Easily satisfied kids may be willing to accept the rudimentary plot and unfocused proceedings that follow this set-up under John Stevenson’s direction. Despite a positive lesson about not taking friends or loved ones for granted, and a momentary nod to empowered women in screenwriter Ben Zazove’s script, however, most others will be unimpressed.
Like the danger in which the sympathetic characters occasionally find themselves, the pair of menacing gargoyles — Reggie (voice of Dexter Fletcher) and Ronnie (voice of Javone Prince) — who guard the mass of abducted figurines may be too frightening for tots. As for parents, they may not find the aptly named Mankini (voice of Julio Bonet) or the equally self-explanatory Barry the Toilet Gnome (voice of Gary Bradbury) much to their taste.

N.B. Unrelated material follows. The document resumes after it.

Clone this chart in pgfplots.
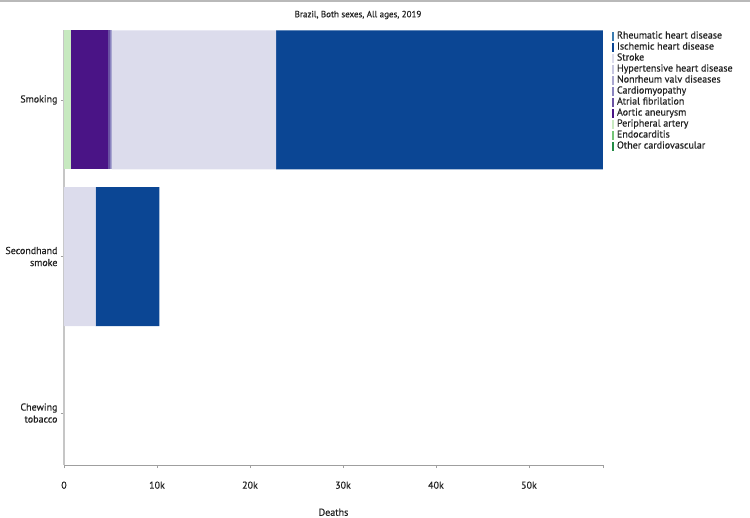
\documentclass[border=0pt]{standalone}
\usepackage{pgfplots}
\pgfplotsset{compat=1.18}
\usepackage{fontspec}
\setmainfont{PT Sans}[FakeBold=0.5]
\definecolor{cRheu}{HTML}{3A7BB0}
\definecolor{cIsch}{HTML}{0B4694}
\definecolor{cStroke}{HTML}{DCDCEC}
\definecolor{cHyp}{HTML}{C6C6E0}
\definecolor{cNon}{HTML}{A9A6D0}
\definecolor{cCardio}{HTML}{8B84C0}
\definecolor{cAtrial}{HTML}{6A51A3}
\definecolor{cAortic}{HTML}{4A1486}
\definecolor{cPeri}{HTML}{C7E9C0}
\definecolor{cEndo}{HTML}{74C476}
\definecolor{cOther}{HTML}{238B45}
\definecolor{txt}{HTML}{222222}
\begin{document}
\begin{tikzpicture}
\path[use as bounding box] (0pt,0pt) rectangle (750pt,517pt);
\draw[gray!55, line width=1.5pt] (0pt,516.2pt) -- (750pt,516.2pt);
\node[font=\fontsize{9}{10}\selectfont, text=txt] at (358pt,502pt) {Brazil, Both sexes, All ages, 2019};
\begin{axis}[
  at={(64pt,52pt)}, anchor=south west,
  width=539pt, height=435pt, scale only axis,
  xbar stacked, bar width=139pt,
  y dir=reverse, ymin=-0.447, ymax=2.332,
  xmin=0, xmax=57960,
  ytick={0,1,2},
  yticklabels={Smoking, Secondhand\\smoke, Chewing\\tobacco},
  yticklabel style={align=right, font=\fontsize{10}{12}\selectfont, text=txt},
  xtick={0,10000,20000,30000,40000,50000},
  xticklabels={0,10k,20k,30k,40k,50k},
  extra x ticks={57960}, extra x tick labels={},
  scaled x ticks=false,
  xticklabel style={font=\fontsize{10}{11}\selectfont, text=txt, yshift=-10pt},
  /pgf/number format/assume math mode=true,
  axis x line*=bottom, axis y line*=left,
  x axis line style={gray!75, line width=1pt},
  y axis line style={gray!45, line width=2pt},
  tick align=outside, major tick length=3pt,
  every tick/.style={gray!75, line width=0.8pt},
  xlabel={Deaths},
  xlabel style={font=\fontsize{10}{11}\selectfont, text=txt, yshift=-7pt},
  reverse legend,
  legend style={at={(1,1)}, anchor=north west, xshift=6pt, yshift=1pt, draw=none, fill=none,
    font=\fontsize{10}{11}\selectfont, text=txt, row sep=1.1pt,
    nodes={inner sep=0.3pt, text height=7pt, text depth=2.3pt, anchor=west}},
  legend cell align=left,
  legend image code/.code={\fill (0pt,-4.5pt) rectangle (2.2pt,4.5pt); \path (4.5pt,0pt);},
]
\addplot[fill=cOther, draw=none] coordinates {(0,0) (0,1) (0,2)};
\addplot[fill=cEndo, draw=none] coordinates {(0,0) (0,1) (0,2)};
\addplot[fill=cPeri, draw=none] coordinates {(780,0) (0,1) (0,2)};
\addplot[fill=cAortic, draw=none] coordinates {(3910,0) (0,1) (0,2)};
\addplot[fill=cAtrial, draw=none] coordinates {(230,0) (0,1) (0,2)};
\addplot[fill=cCardio, draw=none] coordinates {(110,0) (0,1) (0,2)};
\addplot[fill=cNon, draw=none] coordinates {(50,0) (0,1) (0,2)};
\addplot[fill=cHyp, draw=none] coordinates {(60,0) (0,1) (0,2)};
\addplot[fill=cStroke, draw=none] coordinates {(17670,0) (3410,1) (0,2)};
\addplot[fill=cIsch, draw=none] coordinates {(35140,0) (6840,1) (0,2)};
\addplot[fill=cRheu, draw=none] coordinates {(0,0) (0,1) (0,2)};
\legend{Other cardiovascular, Endocarditis, Peripheral artery, Aortic aneurysm, Atrial fibrilation, Cardiomyopathy, Nonrheum valv diseases, Hypertensive heart disease, Stroke, Ischemic heart disease, Rheumatic heart disease}
\end{axis}
\end{tikzpicture}
\end{document}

Still, the bathroom humor is restricted to the silly sight of Barry enthroned while the worst of the fittingly cartoonish violence the crime solvers encounter involves one of his adversaries temporarily disabling Holmes by stomping on his leg.
As the cinematic equivalent of the famous dog that didn’t bark in the night — and thereby helped the original Baker Street sleuth solve a crime — “Sherlock Gnomes” won’t keep anyone up at night. But that’s about as much as can be said for it.
The film contains scenes of peril and some mild scatological and anatomical humor. The Catholic News Service classification is A-I — general patronage. The Motion Picture Association of America rating is PG — parental guidance suggested. Some material may not be suitable for children.